* WORK REQUIRED *
Find the lines holding "React" and copy them.

* DATASET RECORDS *
:::::

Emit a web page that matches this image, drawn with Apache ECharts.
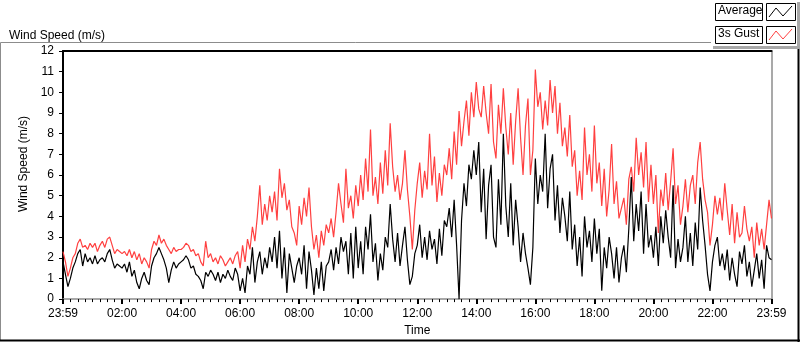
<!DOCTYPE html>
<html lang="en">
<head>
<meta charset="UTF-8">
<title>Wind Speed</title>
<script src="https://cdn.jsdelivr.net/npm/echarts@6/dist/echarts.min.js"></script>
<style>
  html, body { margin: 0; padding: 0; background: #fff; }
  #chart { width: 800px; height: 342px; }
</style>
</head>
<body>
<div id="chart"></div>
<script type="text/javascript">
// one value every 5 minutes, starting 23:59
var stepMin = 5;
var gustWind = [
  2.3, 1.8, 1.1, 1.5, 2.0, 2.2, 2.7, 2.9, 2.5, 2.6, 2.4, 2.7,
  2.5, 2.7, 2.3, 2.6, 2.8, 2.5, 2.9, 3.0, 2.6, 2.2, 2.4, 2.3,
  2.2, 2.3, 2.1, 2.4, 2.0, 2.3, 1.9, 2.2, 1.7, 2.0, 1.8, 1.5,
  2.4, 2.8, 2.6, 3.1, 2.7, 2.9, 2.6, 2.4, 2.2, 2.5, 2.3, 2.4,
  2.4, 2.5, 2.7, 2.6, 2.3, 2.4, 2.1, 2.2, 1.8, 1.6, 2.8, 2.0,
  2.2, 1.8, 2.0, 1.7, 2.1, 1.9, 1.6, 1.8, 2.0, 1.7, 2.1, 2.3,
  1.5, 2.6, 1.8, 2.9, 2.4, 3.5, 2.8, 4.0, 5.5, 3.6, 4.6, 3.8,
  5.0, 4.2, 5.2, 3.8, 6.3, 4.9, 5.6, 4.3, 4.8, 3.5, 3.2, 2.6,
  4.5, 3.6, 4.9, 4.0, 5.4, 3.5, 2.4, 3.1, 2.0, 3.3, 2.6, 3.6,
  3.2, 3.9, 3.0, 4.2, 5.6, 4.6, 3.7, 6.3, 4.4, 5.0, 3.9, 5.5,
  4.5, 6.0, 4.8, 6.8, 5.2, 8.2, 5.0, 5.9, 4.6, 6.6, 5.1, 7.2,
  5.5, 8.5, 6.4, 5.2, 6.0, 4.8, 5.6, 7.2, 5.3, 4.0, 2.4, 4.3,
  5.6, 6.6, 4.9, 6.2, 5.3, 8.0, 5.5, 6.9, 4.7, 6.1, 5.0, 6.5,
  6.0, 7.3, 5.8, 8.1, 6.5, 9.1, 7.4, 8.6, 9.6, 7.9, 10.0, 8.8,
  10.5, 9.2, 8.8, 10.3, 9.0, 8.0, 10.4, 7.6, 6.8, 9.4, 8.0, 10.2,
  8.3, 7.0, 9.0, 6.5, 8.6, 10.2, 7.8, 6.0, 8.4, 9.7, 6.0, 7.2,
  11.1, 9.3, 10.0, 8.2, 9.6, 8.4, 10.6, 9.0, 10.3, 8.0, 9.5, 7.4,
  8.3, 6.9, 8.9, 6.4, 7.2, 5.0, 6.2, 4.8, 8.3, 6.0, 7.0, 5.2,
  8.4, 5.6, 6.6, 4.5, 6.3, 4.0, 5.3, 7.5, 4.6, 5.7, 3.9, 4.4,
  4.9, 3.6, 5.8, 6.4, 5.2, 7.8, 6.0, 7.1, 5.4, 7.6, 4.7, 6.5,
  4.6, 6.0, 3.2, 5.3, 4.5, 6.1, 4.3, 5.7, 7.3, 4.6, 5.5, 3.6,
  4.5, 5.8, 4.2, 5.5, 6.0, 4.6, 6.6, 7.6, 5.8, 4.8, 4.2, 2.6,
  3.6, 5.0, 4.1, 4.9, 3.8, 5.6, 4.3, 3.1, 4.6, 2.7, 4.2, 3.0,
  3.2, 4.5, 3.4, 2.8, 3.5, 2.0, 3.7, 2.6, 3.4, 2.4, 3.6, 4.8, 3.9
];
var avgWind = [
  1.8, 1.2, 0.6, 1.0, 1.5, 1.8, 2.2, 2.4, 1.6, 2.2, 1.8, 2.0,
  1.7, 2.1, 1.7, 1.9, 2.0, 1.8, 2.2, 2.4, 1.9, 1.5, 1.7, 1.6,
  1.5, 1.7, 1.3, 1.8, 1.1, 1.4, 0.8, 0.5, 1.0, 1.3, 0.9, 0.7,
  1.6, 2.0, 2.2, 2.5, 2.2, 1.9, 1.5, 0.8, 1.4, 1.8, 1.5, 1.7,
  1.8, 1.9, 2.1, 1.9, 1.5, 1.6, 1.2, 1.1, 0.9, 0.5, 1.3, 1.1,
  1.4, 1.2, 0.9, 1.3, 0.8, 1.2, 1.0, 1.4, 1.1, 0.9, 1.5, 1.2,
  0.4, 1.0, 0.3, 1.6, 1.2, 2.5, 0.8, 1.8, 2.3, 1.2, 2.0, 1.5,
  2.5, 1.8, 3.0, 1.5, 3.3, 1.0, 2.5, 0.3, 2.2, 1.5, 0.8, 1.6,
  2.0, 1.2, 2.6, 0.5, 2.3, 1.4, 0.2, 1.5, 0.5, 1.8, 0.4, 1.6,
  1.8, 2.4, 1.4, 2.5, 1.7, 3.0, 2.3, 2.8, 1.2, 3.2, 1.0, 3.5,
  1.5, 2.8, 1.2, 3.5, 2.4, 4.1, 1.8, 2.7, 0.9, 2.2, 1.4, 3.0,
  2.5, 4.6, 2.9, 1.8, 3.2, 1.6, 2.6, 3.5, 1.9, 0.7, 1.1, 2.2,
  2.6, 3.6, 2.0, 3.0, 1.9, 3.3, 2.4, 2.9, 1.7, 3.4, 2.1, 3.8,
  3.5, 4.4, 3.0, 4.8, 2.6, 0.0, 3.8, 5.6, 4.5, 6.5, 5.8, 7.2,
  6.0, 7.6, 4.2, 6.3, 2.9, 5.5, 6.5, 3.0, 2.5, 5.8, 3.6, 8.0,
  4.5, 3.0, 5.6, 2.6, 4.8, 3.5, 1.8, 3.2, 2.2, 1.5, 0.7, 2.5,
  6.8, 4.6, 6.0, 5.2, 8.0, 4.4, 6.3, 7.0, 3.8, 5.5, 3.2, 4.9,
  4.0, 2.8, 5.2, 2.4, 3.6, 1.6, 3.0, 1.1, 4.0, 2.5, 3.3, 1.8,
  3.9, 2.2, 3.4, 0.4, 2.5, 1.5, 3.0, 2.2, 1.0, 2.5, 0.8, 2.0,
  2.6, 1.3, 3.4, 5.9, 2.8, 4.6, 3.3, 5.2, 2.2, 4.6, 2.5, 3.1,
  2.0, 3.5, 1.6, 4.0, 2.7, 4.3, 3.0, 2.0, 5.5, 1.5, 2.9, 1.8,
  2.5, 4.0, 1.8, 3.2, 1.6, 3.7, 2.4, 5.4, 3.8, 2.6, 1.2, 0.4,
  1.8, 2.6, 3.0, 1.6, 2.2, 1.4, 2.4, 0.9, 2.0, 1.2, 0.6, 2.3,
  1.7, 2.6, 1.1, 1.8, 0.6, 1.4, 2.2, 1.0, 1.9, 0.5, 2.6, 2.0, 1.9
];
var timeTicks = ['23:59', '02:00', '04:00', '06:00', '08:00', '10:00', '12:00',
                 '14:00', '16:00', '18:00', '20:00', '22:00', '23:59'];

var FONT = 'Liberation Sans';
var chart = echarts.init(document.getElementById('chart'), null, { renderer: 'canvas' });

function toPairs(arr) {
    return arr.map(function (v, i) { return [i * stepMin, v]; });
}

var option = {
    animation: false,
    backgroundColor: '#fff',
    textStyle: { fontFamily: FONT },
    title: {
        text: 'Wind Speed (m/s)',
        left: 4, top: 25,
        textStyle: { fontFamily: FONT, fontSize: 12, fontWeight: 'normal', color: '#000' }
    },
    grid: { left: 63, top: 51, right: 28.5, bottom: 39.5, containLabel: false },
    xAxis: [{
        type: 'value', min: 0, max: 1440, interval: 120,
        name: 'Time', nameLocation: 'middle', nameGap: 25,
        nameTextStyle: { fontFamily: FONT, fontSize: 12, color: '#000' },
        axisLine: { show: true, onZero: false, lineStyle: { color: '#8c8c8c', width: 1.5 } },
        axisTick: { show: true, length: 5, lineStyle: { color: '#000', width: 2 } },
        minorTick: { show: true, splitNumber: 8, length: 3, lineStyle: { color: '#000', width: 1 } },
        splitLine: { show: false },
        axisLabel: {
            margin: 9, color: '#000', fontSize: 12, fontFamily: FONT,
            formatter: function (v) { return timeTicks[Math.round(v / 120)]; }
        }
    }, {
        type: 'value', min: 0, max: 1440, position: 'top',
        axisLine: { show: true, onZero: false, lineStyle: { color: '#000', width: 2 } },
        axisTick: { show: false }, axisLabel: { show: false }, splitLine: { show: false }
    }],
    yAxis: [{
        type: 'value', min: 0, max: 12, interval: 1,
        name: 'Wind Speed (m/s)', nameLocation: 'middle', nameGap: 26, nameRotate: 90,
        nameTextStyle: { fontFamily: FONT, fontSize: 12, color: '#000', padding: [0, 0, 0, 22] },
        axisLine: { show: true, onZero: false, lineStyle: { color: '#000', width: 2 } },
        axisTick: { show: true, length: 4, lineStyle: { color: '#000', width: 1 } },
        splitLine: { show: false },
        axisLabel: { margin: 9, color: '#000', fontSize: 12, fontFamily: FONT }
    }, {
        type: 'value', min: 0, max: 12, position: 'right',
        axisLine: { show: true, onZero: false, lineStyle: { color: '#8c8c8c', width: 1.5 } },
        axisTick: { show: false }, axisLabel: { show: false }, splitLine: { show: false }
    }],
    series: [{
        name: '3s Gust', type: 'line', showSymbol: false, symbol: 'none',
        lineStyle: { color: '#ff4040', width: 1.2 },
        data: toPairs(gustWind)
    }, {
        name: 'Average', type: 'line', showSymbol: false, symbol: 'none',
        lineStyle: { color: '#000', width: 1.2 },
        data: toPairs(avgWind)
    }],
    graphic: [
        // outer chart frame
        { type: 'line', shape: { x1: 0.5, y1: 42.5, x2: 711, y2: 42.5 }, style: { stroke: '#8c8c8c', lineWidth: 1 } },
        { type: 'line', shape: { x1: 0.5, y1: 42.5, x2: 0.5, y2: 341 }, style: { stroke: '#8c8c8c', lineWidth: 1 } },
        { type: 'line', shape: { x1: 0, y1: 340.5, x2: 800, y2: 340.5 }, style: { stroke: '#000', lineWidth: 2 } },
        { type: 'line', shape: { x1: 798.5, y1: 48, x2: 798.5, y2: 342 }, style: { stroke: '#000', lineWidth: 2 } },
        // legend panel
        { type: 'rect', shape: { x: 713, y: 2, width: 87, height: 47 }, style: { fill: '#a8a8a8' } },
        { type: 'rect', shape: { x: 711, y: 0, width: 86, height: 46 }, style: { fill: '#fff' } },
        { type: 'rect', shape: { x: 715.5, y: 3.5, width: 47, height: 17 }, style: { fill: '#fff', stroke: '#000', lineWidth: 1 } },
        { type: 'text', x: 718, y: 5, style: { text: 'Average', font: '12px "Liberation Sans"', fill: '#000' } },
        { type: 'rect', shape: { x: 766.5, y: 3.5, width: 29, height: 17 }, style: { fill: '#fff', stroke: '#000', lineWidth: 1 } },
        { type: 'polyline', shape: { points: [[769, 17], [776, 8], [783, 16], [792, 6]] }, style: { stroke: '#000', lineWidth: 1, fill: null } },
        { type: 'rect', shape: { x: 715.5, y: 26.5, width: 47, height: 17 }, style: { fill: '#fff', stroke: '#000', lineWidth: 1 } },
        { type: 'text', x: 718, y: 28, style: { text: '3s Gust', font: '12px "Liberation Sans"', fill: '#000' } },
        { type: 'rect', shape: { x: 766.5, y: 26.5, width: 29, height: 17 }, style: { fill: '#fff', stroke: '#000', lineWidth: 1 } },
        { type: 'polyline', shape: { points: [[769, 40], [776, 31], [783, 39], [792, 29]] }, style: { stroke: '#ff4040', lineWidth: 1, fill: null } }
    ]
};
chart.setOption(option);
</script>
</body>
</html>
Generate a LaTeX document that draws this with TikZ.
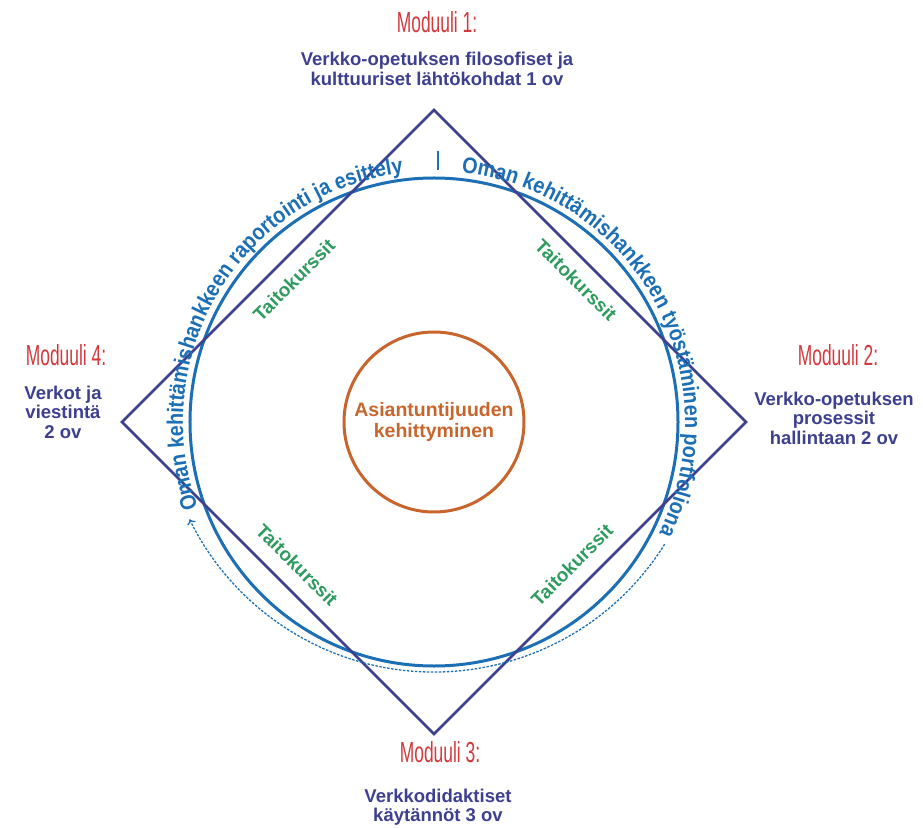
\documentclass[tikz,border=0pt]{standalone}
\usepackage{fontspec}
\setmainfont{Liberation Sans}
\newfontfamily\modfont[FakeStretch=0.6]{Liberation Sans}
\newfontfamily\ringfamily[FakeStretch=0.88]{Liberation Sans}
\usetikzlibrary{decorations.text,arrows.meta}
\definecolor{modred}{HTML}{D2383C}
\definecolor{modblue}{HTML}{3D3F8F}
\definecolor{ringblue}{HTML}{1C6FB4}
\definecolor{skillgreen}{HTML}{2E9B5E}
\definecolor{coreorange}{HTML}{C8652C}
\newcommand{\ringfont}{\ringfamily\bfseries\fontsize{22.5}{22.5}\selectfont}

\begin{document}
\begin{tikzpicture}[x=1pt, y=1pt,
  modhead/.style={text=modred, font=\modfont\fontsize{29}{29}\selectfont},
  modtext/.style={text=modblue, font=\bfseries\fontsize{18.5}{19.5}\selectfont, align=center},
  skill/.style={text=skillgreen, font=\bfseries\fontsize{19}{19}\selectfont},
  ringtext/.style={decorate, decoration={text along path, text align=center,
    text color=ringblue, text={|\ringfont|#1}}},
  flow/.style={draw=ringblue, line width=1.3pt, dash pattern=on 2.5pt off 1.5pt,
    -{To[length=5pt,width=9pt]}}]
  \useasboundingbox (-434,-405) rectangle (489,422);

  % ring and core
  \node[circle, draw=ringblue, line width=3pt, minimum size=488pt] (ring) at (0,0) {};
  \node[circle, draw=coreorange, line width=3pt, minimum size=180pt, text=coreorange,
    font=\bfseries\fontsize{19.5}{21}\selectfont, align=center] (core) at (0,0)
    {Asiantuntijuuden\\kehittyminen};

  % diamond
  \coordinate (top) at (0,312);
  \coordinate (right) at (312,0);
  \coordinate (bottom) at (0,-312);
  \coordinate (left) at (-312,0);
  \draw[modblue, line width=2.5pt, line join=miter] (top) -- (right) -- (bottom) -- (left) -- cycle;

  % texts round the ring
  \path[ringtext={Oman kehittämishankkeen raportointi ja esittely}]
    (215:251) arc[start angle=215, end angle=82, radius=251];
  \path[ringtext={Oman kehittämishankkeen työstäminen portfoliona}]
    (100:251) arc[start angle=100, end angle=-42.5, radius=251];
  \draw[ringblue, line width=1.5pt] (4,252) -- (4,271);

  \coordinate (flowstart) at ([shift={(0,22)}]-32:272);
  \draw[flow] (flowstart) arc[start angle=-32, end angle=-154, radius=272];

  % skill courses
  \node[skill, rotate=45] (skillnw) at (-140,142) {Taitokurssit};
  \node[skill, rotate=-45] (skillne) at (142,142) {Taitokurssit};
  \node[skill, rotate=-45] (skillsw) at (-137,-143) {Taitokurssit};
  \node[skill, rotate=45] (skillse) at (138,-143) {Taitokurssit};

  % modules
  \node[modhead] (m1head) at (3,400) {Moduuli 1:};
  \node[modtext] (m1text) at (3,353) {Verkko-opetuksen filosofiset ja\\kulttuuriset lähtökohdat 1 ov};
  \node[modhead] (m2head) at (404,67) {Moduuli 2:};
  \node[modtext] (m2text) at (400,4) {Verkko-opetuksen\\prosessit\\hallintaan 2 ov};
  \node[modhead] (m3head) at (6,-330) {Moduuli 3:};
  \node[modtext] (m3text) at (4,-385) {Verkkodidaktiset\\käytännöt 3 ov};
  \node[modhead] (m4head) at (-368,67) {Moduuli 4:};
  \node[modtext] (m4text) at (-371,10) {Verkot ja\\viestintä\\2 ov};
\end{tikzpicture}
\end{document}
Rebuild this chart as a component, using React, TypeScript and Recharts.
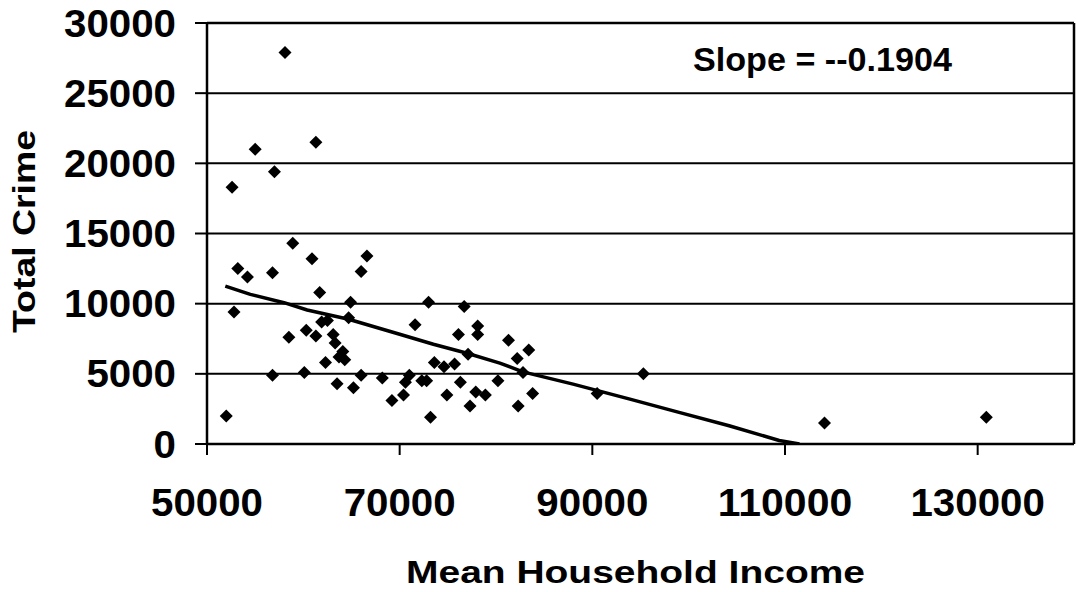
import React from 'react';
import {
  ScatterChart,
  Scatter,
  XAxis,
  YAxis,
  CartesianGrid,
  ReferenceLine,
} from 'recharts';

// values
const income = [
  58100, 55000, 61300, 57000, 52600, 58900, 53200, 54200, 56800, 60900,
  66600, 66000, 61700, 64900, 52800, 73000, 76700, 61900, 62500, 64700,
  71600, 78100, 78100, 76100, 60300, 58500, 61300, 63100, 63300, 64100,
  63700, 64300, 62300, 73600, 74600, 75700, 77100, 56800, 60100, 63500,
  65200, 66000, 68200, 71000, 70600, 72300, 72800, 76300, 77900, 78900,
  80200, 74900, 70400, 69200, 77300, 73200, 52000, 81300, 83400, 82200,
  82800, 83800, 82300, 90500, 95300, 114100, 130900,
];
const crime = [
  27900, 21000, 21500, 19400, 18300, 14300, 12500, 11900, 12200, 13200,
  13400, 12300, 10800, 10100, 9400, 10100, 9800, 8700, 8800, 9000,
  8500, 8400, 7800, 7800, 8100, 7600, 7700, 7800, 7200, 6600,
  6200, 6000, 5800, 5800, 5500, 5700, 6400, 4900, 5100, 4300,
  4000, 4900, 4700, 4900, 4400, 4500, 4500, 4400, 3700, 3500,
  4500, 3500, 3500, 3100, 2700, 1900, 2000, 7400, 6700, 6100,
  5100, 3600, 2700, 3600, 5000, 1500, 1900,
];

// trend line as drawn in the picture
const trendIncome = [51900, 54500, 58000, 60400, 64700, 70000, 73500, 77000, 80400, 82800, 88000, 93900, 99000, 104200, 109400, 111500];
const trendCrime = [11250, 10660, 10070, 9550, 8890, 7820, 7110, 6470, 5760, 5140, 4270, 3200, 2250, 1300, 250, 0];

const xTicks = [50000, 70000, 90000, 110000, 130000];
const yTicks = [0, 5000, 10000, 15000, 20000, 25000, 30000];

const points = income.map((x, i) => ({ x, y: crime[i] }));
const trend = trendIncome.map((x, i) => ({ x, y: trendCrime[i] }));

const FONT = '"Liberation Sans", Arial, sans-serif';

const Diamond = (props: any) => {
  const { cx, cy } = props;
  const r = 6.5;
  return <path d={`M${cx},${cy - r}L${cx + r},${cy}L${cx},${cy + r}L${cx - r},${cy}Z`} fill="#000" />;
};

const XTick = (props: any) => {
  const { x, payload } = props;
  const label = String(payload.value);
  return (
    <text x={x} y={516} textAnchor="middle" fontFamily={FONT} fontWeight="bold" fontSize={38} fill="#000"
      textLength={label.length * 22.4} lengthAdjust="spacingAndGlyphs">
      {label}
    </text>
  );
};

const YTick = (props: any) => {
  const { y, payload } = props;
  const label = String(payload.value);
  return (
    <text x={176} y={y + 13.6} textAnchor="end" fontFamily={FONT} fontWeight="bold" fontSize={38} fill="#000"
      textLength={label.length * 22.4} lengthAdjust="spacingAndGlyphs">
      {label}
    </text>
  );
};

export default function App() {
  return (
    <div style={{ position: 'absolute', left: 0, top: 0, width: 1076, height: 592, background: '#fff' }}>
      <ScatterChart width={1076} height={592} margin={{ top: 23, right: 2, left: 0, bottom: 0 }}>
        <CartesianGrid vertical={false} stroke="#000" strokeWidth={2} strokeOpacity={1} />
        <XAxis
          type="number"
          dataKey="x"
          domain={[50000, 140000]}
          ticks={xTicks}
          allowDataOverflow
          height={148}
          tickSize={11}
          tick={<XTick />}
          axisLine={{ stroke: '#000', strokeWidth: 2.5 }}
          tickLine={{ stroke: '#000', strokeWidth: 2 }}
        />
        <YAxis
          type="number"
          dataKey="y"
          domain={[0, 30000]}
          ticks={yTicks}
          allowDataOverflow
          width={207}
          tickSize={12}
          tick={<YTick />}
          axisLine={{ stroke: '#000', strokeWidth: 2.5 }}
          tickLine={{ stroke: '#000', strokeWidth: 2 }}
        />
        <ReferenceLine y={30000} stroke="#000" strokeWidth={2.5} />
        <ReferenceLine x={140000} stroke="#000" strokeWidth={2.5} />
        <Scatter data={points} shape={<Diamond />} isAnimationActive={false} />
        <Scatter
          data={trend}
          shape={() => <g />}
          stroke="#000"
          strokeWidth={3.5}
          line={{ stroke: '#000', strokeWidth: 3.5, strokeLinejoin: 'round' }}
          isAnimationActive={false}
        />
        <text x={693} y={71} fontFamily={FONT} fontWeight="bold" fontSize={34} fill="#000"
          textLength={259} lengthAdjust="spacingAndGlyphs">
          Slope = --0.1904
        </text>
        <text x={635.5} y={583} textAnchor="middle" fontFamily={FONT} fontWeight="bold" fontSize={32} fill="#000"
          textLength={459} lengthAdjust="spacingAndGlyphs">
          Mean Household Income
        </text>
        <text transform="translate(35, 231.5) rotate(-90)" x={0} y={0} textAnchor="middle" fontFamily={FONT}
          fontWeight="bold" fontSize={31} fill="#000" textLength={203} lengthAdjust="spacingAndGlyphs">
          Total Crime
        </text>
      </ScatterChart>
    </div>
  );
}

:::::

* WRITTEN RESPONSE *
Rebuild this chart as a component, using React, TypeScript and Recharts.
import React from 'react';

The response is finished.